Now that the health-care bill has been signed into law, President Obama wants to “pivot” to other pressing issues. But, truth be told, the biggest issue the country now faces is still, in large part, about health care.

The federal government is running massive budget deficits and is expected to continue to do so indefinitely. The Congressional Budget Office (CBO) projects the Obama budget plan would produce $10 trillion in deficits over the period 2011 to 2020. At the end of the decade, the government’s debt would top $20 trillion, or 90 percent of the nation’s GDP. By comparison, from 1789 to 2008, the country accumulated only $5.8 trillion of public debt.

The economic risks associated with such massive amounts of governmental borrowing are very real and very high. At some point, current lenders to the U.S. government will have their fill of Treasury securities, which will mean the cost of financing expansive government is sure to increase over time. CBO expects the annual cost of servicing the interest on the nation’s debt will reach $0.9 trillion in 2020 under the Obama budget plan, up from about $0.2 trillion this year. But it could very well go much higher than that, as a recent white paper from analysts at the International Monetary Fund (IMF) demonstrates. According to that projection, U.S. debt could top 100 percent of the GDP by 2020 if, as the IMF analysts expect, the large run-up in governmental debt pushes interest rates up faster than either CBO or the administration now forecasts.

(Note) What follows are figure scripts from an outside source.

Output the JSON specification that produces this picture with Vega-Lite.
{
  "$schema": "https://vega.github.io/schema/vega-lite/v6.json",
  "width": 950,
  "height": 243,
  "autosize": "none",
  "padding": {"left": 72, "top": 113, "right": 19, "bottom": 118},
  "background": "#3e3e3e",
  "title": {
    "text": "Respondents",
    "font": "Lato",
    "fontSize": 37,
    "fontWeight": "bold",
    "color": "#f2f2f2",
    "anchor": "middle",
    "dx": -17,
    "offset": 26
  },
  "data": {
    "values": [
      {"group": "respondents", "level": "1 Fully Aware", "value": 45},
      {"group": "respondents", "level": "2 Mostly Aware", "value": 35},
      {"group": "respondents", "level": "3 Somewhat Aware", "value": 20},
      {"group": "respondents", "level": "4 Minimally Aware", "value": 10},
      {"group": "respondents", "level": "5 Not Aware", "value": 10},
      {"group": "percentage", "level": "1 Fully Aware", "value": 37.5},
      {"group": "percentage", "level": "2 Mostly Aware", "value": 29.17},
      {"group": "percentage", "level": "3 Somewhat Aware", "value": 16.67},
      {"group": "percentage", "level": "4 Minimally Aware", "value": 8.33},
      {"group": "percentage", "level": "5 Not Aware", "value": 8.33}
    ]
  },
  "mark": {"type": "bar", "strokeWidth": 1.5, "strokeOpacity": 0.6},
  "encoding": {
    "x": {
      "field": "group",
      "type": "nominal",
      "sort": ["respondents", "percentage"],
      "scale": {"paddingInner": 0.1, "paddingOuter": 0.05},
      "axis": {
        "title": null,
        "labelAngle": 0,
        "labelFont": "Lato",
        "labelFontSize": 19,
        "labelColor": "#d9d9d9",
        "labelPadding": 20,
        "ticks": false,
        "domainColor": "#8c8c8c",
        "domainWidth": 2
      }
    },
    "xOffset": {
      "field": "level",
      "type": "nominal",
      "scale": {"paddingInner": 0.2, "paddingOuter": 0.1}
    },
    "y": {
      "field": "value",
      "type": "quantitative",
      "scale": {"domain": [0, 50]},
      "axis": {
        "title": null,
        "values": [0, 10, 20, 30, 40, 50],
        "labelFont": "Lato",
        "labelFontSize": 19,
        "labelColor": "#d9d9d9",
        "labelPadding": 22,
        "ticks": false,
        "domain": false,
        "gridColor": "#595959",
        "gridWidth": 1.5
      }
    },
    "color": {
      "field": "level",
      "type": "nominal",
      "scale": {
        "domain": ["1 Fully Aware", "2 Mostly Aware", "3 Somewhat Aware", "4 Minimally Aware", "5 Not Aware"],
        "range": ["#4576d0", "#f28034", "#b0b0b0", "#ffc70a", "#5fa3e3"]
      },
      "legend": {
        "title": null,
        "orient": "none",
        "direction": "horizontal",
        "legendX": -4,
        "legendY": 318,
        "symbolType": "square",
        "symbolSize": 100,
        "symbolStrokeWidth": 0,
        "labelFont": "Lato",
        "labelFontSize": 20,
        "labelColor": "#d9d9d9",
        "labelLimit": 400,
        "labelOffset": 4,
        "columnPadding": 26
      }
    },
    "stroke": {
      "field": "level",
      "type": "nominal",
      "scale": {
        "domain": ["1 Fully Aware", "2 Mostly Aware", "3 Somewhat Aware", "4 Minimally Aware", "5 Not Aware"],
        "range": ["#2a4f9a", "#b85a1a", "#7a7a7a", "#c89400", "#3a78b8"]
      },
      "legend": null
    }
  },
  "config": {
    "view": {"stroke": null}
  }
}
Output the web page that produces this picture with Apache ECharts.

Further, this rise in federal borrowing will be occurring just as the baby boomers are entering their retirement years. Between 2010 and 2030, the population age 65 and older is expected to increase from 41 million to 71 million people. As these boomers sign up for Social Security and Medicare, costs for the programs will soar. Now is the time to get our fiscal house in order, before the entitlement tidal wave hits full force.

So what’s the president’s plan for heading off the wrenching debt crisis he has made more probable with his the expensive new spending programs he has forced through Congress? Instead of addressing it himself, the president has handed the problem off to a “bipartisan” commission.

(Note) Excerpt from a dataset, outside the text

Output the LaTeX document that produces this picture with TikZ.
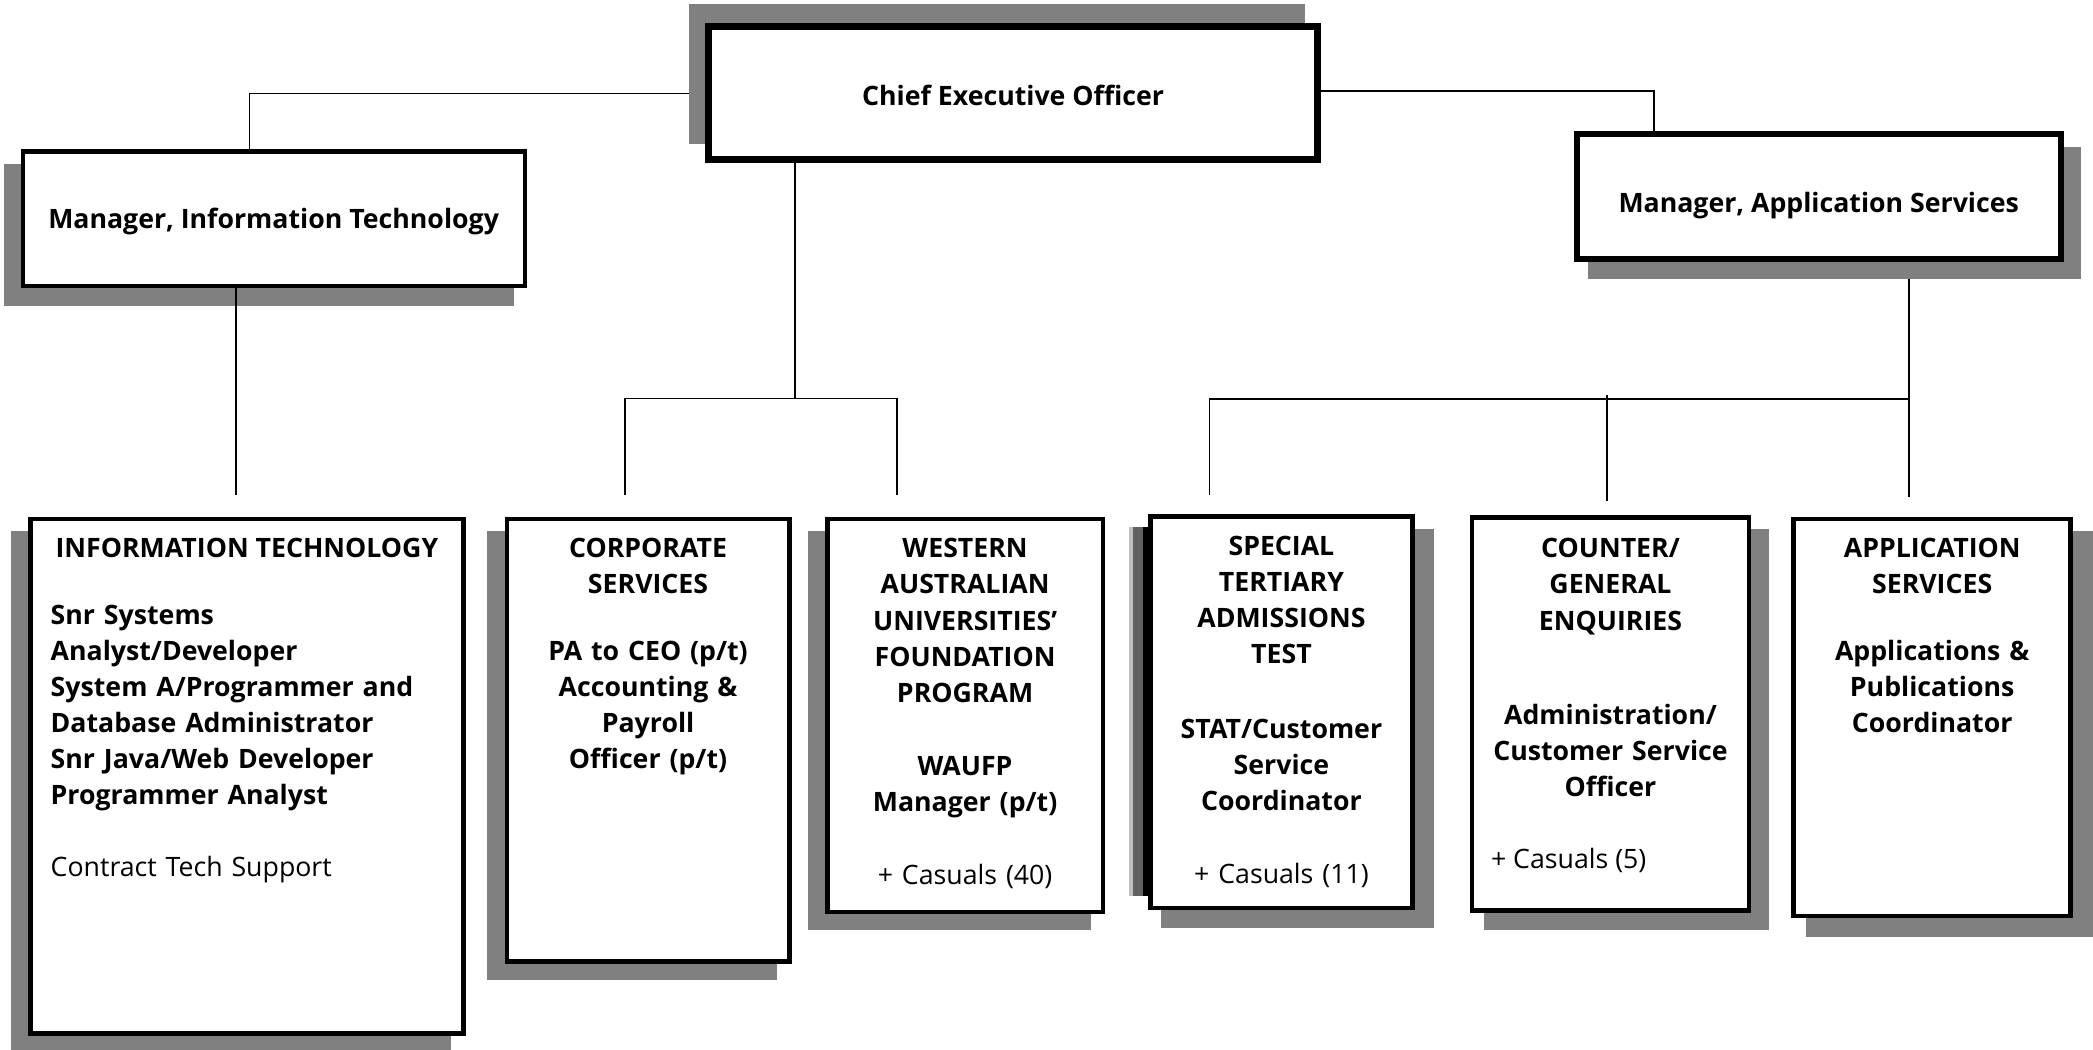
\documentclass[tikz,border=0pt]{standalone}
\usepackage{fontspec}
\setmainfont{Open Sans}
\definecolor{shadowgray}{RGB}{128,128,128}
\begin{document}
\begin{tikzpicture}[x=1pt,y=-1pt,
  shadowbox/.style={fill=shadowgray,draw=none,inner sep=0pt,outer sep=0pt,anchor=north west},
  orgbox/.style={draw=black,fill=white,inner sep=0pt,outer sep=0pt,anchor=north west},
  conn/.style={draw=black,line width=1.2pt},
  lbl/.style={font=\fontsize{20}{27}\selectfont\bfseries,inner sep=0pt,outer sep=0pt},
  blk/.style={lbl,text width=300pt,align=center,anchor=base},
  blkl/.style={lbl,text width=320pt,align=left,anchor=base west}]
\useasboundingbox (0,0) rectangle (1568,786);
% shadows
\node[shadowbox,minimum width=462pt,minimum height=105pt] (ceoS) at (516,3) {};
\node[shadowbox,minimum width=382pt,minimum height=106.5pt] (mitS) at (3,123) {};
\node[shadowbox,minimum width=369pt,minimum height=99pt] (masS) at (1190,110) {};
\node[shadowbox,minimum width=330pt,minimum height=392pt] (itS) at (8,398) {};
\node[shadowbox,minimum width=217pt,minimum height=336pt] (corpS) at (365,398) {};
\node[shadowbox,minimum width=212pt,minimum height=299pt] (wauS) at (605,398) {};
\node[shadowbox,minimum width=204pt,minimum height=299pt] (statS) at (870,396) {};
\node[shadowbox,fill=black!25,minimum width=14pt,minimum height=276pt] (statS2) at (846,395) {};
\node[shadowbox,fill=black!62,minimum width=9pt,minimum height=276pt] (statS3) at (849,395) {};
\node[shadowbox,fill=black,minimum width=4pt,minimum height=276pt] (statS4) at (856,395) {};
\node[shadowbox,minimum width=213pt,minimum height=301pt] (cntS) at (1112,396) {};
\node[shadowbox,minimum width=222pt,minimum height=304pt] (appS) at (1353,398) {};
% boxes
\node[orgbox,line width=5.5pt,minimum width=456.5pt,minimum height=99.5pt] (ceo) at (530.75,19.75) {};
\node[orgbox,line width=3pt,minimum width=376pt,minimum height=101pt] (mit) at (17.5,113.5) {};
\node[orgbox,line width=4.5pt,minimum width=362.5pt,minimum height=93.5pt] (mas) at (1181.25,100.25) {};
\node[orgbox,line width=3.5pt,minimum width=324.5pt,minimum height=385.5pt] (it) at (22.75,388.75) {};
\node[orgbox,line width=3.5pt,minimum width=211.5pt,minimum height=331.5pt] (corp) at (379.75,388.75) {};
\node[orgbox,line width=3.5pt,minimum width=206.5pt,minimum height=294.5pt] (wau) at (619.75,388.75) {};
\node[orgbox,line width=3.5pt,minimum width=196.5pt,minimum height=293.5pt] (stat) at (861.75,386.75) {};
\node[orgbox,line width=3.5pt,minimum width=207.5pt,minimum height=294.5pt] (cnt) at (1102.75,387.75) {};
\node[orgbox,line width=3.5pt,minimum width=207.5pt,minimum height=297.5pt] (app) at (1343.75,388.75) {};
% texts
\node[lbl,anchor=base] (ceoT) at (759,79) {Chief Executive Officer};
\node[lbl,anchor=base] (mitT) at (205,171) {Manager, Information Technology};
\node[lbl,anchor=base] (masT) at (1362.5,159) {Manager, Application Services};
\node[lbl,anchor=base] (itT) at (185,418) {INFORMATION TECHNOLOGY};
\node[blkl] (itB) at (38,467.5) {Snr Systems\\Analyst/Developer\\System A/Programmer and\\Database Administrator\\Snr Java/Web Developer\\Programmer Analyst\\[27pt]{\mdseries Contract Tech Support}};
\node[blk] (corpT) at (485.5,418) {CORPORATE\\SERVICES\\[23pt]PA to CEO (p/t)\\Accounting \&\\Payroll\\Officer (p/t)};
\node[blk] (wauT) at (723,418) {WESTERN\\AUSTRALIAN\\UNIVERSITIES’\\FOUNDATION\\PROGRAM\\[28pt]WAUFP\\Manager (p/t)\\[28pt]{\mdseries + Casuals (40)}};
\node[blk] (statT) at (960,416) {SPECIAL\\TERTIARY\\ADMISSIONS\\TEST\\[29pt]STAT/Customer\\Service\\Coordinator\\[28pt]{\mdseries + Casuals (11)}};
\node[blk] (cntT) at (1206.5,418) {COUNTER/\\GENERAL\\ENQUIRIES\\[44pt]Administration/\\Customer Service\\Officer};
\node[lbl,font=\fontsize{20}{27}\selectfont,anchor=base west] (cntC) at (1117,651) {+ Casuals (5)};
\node[blk] (appT) at (1447.5,418) {APPLICATION\\SERVICES\\[23pt]Applications \&\\Publications\\Coordinator};
% connectors
\coordinate (h1) at (187,70);
\draw[conn] (ceoS.west |- h1) -- (h1) -- (h1 |- mit.north);
\coordinate (h2) at (1239,68);
\draw[conn] (ceo.east |- h2) -- (h2) -- (h2 |- mas.north);
\coordinate (j1) at (595.5,298.5);
\coordinate (c1) at (468,298.5);
\coordinate (c2) at (672,298.5);
\coordinate (c1e) at (468,371);
\coordinate (c2e) at (672,371);
\draw[conn] (ceo.south -| j1) -- (j1);
\draw[conn] (c1e) -- (c1) -- (c2) -- (c2e);
\coordinate (ite) at (177,371);
\draw[conn] (mit.south -| ite) -- (ite);
\coordinate (j2) at (1430,299);
\coordinate (a3e) at (1430,372);
\coordinate (a1) at (906,299);
\coordinate (a1e) at (906,371);
\coordinate (a2t) at (1204,296);
\coordinate (a2e) at (1204,375);
\draw[conn] (masS.south -| j2) -- (a3e);
\draw[conn] (a1e) -- (a1) -- (j2);
\draw[conn] (a2t) -- (a2e);
\end{tikzpicture}
\end{document}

Conveniently, the debt commission — headed by former Clinton White House chief of staff Erskine Bowles and former Republican Senator Alan Simpson — will make its recommendations after the November congressional elections.

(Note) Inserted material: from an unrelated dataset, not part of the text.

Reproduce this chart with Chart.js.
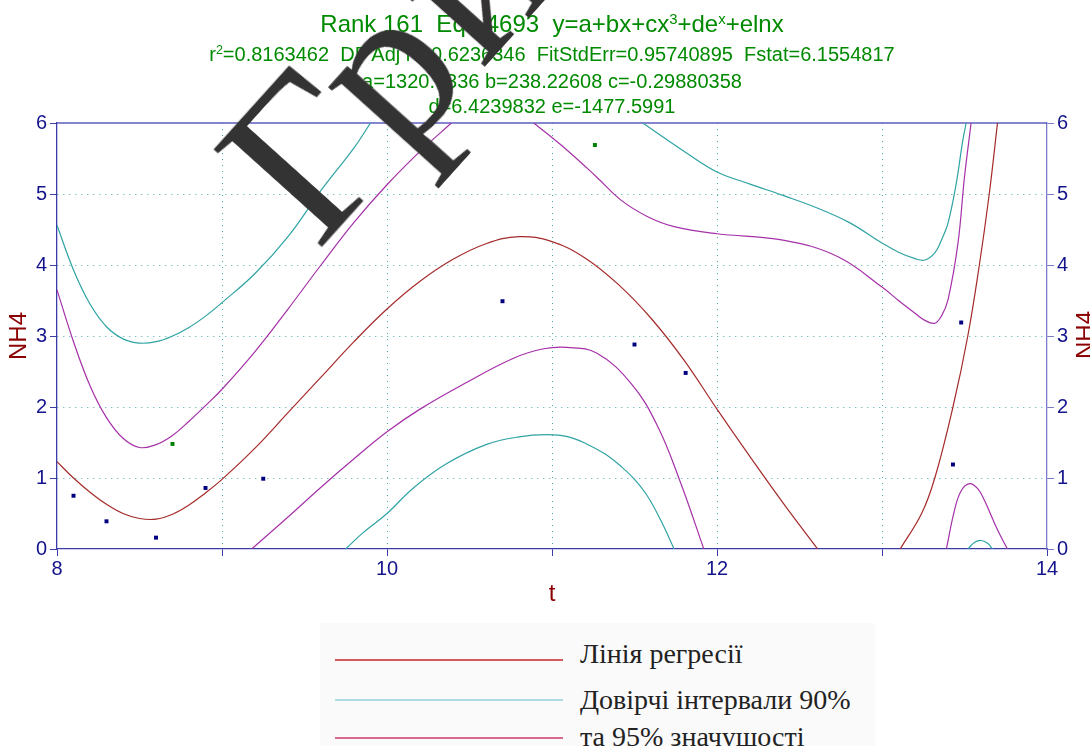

The chutzpah here is something to behold. Having passed the largest entitlement expansion in half a century, in the most partisan manner imaginable, the president now wants Republicans to provide political cover to Democrats as they search for ways to finance the welfare state of their dreams.

Moreover, it is clear that Democrats have no intention of actually tackling the core problem in the federal budget, which is rapidly rising entitlement costs, especially for health care. They say their health-care bill has already addressed the problem. In the words of House Speaker Nancy Pelosi, “health reform is entitlement reform.”

In theory, it’s possible that Democrats could have passed a health bill that actually made durable reforms in the health entitlement programs that would have improved the medium and long-term budget outlook. But that’s not what they passed. No, new law makes the health entitlement much worse by adding tens of millions of people to Medicaid and a new insurance-subsidy program offered to persons getting insurance in the so-called “exchanges.” CBO expects the cost of these entitlement expansions to reach $216 billion in 2019. Further, the cost would escalate every year thereafter at a very rapid rate, just as Medicare and Medicaid have for more than four decades.

The Democrats respond by saying they also slowed the cost growth in Medicare. But, for starters, their cuts in Medicare do not cover the full cost of their entitlement expansions. That’s why they also raised taxes — by more than a half trillion dollars over ten years. Under the legislation President Obama just signed, federal health entitlement spending goes up, not down. Moreover, the cuts they do impose in Medicare do not in any way constitute “reform” of the program. For the most part, the big savings comes from paying less to hospitals, clinics, nursing homes, and others for the services they provide. In other words, it’s a price-control system.

These kinds of cuts have been passed by Congress many times before. They have never worked to permanently slow the pace of rising costs because they don’t do anything to make the delivery of health services any more efficient than it is today. Over time, arbitrary price controls imposed by the government always drive out willing suppliers of services and lead to access problems. That’s not entitlement reform. It’s government-enforced rationing of care.

To slow the pace of rising costs without harming the quality of American medicine will require restructuring the tax code and entitlement programs to promote a vibrant marketplace in the health sector, with strong price competition and consumer choice. That’s the vision Congressman Paul Ryan has laid out. And it’s both genuine health reform and entitlement reform too.

If the president and his allies were truly open to revisiting their “historic” health bill and replacing what has passed with a market-based reform program, that would be one thing. But does anyone really believe that’s a serious possibility at this point? The Democrats think they have scored a strategic victory by writing health-care legislation entirely according to their partisan vision. It is inconceivable they would backtrack willingly now.

But partisanship on health care has consequences too. It means bipartisanship on the budget will be all but impossible. The president has succeeded in enlarging the welfare state. Unless he is willing to roll it back now, it will be entirely his responsibility to collect the taxes to pay for it.